Meléndez, a native of Nicaragua, was born with no arms, a birth defect caused by his mother taking thalidomide, a prescription drug used to calm morning sickness during pregnancy.
He took up the guitar in the mid-1980s when living in Los Angeles.
On Sept. 15, 1987, Meléndez sang and played the song “Never Be the Same” at a youth event where he was presented as a “gift” to John Paul II.
The holy father responded emotionally to the song and went to the stage to kiss Meléndez.
“It was a surprise,” Meléndez said. “It was life-changing. It was not supposed to happen. I was part of a youth gathering with the pope. Four cities got to ask him questions. I was the ‘gift’ from Los Angeles. I really thought it would just be finish the song. You know, here I am playing the guitar with my toes. I finished the song. I really thought it would just be polite clap, clap, clap, clap, and OK, on with the next ‘gift.’ Next thing I know, he’s jumping into the audience, working his way over to me. Even before he jumped off his stage, he said, ‘I have to kiss him.’
“I felt honored. I felt blessed. Since I was a ‘gift’ from the youth, it was as if they were being embraced, which was beautiful. It was a beautiful moment.”

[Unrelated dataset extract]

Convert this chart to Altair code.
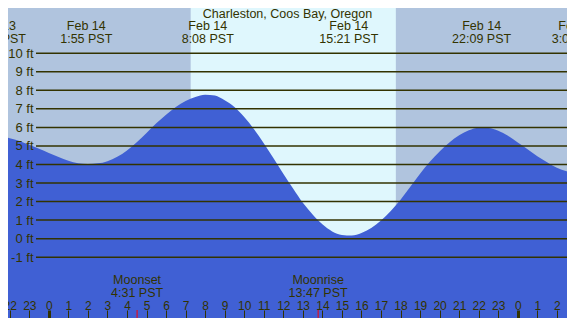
import altair as alt
import pandas as pd

# ---- data ----
hours = [-2.5, -2.0, -1.5, -1.0, -0.5, 0.0, 0.5, 1.0, 1.5, 2.0, 2.5, 3.0, 3.5, 4.0,
         4.5, 5.0, 5.5, 6.0, 6.5, 7.0, 7.5, 8.0, 8.5, 9.0, 9.5, 10.0, 10.5, 11.0,
         11.5, 12.0, 12.5, 13.0, 13.5, 14.0, 14.5, 15.0, 15.5, 16.0, 16.5, 17.0,
         17.5, 18.0, 18.5, 19.0, 19.5, 20.0, 20.5, 21.0, 21.5, 22.0, 22.5, 23.0,
         23.5, 24.0, 24.5, 25.0, 25.5, 26.0, 26.5, 27.0]
heights = [5.50, 5.42, 5.27, 5.06, 4.85, 4.62, 4.40, 4.20, 4.07, 4.03, 4.06, 4.18,
           4.42, 4.76, 5.20, 5.70, 6.22, 6.68, 7.10, 7.42, 7.64, 7.76, 7.72, 7.46,
           7.10, 6.56, 5.90, 5.14, 4.33, 3.50, 2.70, 1.93, 1.30, 0.77, 0.39, 0.20,
           0.17, 0.30, 0.57, 0.98, 1.49, 2.10, 2.80, 3.50, 4.15, 4.70, 5.18, 5.57,
           5.84, 5.98, 5.97, 5.82, 5.55, 5.18, 4.82, 4.44, 4.12, 3.82, 3.63, 3.52]

levels = [-1, 0, 1, 2, 3, 4, 5, 6, 7, 8, 9, 10]
hour_ticks = list(range(-2, 27))

sun_start = [7.26]
sun_end = [17.76]

event_hours = [-2.68, 1.917, 8.133, 15.35, 22.15, 27.07]
event_dates = ["Feb 13", "Feb 14", "Feb 14", "Feb 14", "Feb 14", "Feb 15"]
event_times = ["21:19 PST", "1:55 PST", "8:08 PST", "15:21 PST", "22:09 PST", "3:04 PST"]

moon_hours = [4.517, 13.783]
moon_names = ["Moonset", "Moonrise"]
moon_times = ["4:31 PST", "13:47 PST"]

title_text = ["Charleston, Coos Bay, Oregon"]

# ---- style ----
W, H = 559, 310
NIGHT = "#b0c4de"
DAY = "#dff7fd"
WATER = "#4060d4"
INK = "#333300"
FONT = "Liberation Sans"
Y_MIN, Y_MAX = -4.28, 12.44

x_scale = alt.Scale(domain=[-2.09, 26.52], nice=False, zero=False)
y_scale = alt.Scale(domain=[Y_MIN, Y_MAX], nice=False, zero=False)

tide_df = pd.DataFrame({"h": hours, "ft": heights})
lvl_df = pd.DataFrame({"level": levels})
sun_df = pd.DataFrame({"start": sun_start, "end": sun_end})
ev_df = pd.DataFrame({"h": event_hours, "date": event_dates, "time": event_times})
moon_df = pd.DataFrame({"h": moon_hours, "name": moon_names, "time": moon_times})
title_df = pd.DataFrame({"t": title_text})

x_axis = alt.Axis(
    values=hour_ticks,
    labelExpr="toString((datum.value + 24) % 24)",
    orient="bottom",
    offset=-8,
    domain=False,
    grid=False,
    ticks=True,
    tickSize=8,
    tickColor=INK,
    tickWidth={"condition": {"test": "datum.value % 24 === 0", "value": 3}, "value": 1},
    labelPadding=-9,
    labelBaseline="alphabetic",
    labelColor=INK,
    labelFont=FONT,
    labelFontSize=12,
    labelOverlap=False,
    labelFlush=False,
    title=None,
    zindex=1,
)

y_axis = alt.Axis(
    values=levels,
    labelExpr="datum.value + ' ft'",
    orient="left",
    offset=-28,
    domain=False,
    grid=False,
    ticks=False,
    labelPadding=3,
    labelColor=INK,
    labelFont=FONT,
    labelFontSize=13,
    labelOverlap=False,
    labelFlush=False,
    title=None,
    zindex=1,
)

day = alt.Chart(sun_df).mark_rect(color=DAY).encode(
    x=alt.X("start:Q", scale=x_scale, axis=x_axis),
    x2="end:Q",
    y=alt.value(0),
    y2=alt.value(H),
)

area = alt.Chart(tide_df).mark_area(color=WATER, interpolate="monotone", clip=True).encode(
    x=alt.X("h:Q", scale=x_scale, axis=x_axis),
    y=alt.Y("ft:Q", scale=y_scale, axis=y_axis),
    y2=alt.datum(Y_MIN),
)

rules = alt.Chart(lvl_df).mark_rule(color=INK, strokeWidth=1.5).encode(
    y=alt.Y("level:Q", scale=y_scale, axis=y_axis),
    x=alt.value(28),
    x2=alt.value(W),
)

txt = dict(font=FONT, fontSize=12.5, color=INK, baseline="alphabetic", align="center")

ev_date = alt.Chart(ev_df).mark_text(**txt).encode(
    x=alt.X("h:Q", scale=x_scale, axis=x_axis),
    y=alt.value(21.6),
    text="date:N",
)
ev_time = alt.Chart(ev_df).mark_text(**txt).encode(
    x=alt.X("h:Q", scale=x_scale, axis=x_axis),
    y=alt.value(35.0),
    text="time:N",
)

title = alt.Chart(title_df).mark_text(**txt).encode(
    x=alt.value(W / 2),
    y=alt.value(9.6),
    text="t:N",
)

moon_tick = alt.Chart(moon_df).mark_rule(color="#ff0000", strokeWidth=1).encode(
    x=alt.X("h:Q", scale=x_scale, axis=x_axis),
    y=alt.value(H - 8),
    y2=alt.value(H),
)
moon_name = alt.Chart(moon_df).mark_text(**txt).encode(
    x=alt.X("h:Q", scale=x_scale, axis=x_axis),
    y=alt.value(276.0),
    text="name:N",
)
moon_time = alt.Chart(moon_df).mark_text(**txt).encode(
    x=alt.X("h:Q", scale=x_scale, axis=x_axis),
    y=alt.value(288.6),
    text="time:N",
)

chart = alt.layer(
    day, area, rules, ev_date, ev_time, title, moon_tick, moon_name, moon_time
).properties(
    width=W,
    height=H,
    background=NIGHT,
    padding=0,
    autosize=alt.AutoSizeParams(type="none"),
).configure_view(stroke=None)

chart.save("out.html", embed_options={"renderer": "svg", "actions": False})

The blessing from the pope helped launch his musical career that has included performing on “The Today Show,” “700 Club,” “Good Morning America” and “CBS This Morning,” along with at the Vatican, and singing the national anthem before the fifth game of the 1989 World Series.
He has held concerts in more than 40 countries.
“(My faith) has taken me around the world,” said Meléndez, 58, who now lives in Branson, Missouri. “I’ve really kind of said it challenges me, too, to be a better person. It has that spiritual entity of Christ that gives me strength. I wish I could pass it on to everyone, but I know there’s people that don’t want that kind of a message. But my heart wishes to pass on that kind of strength, that kind of power, which all comes from the heavens.”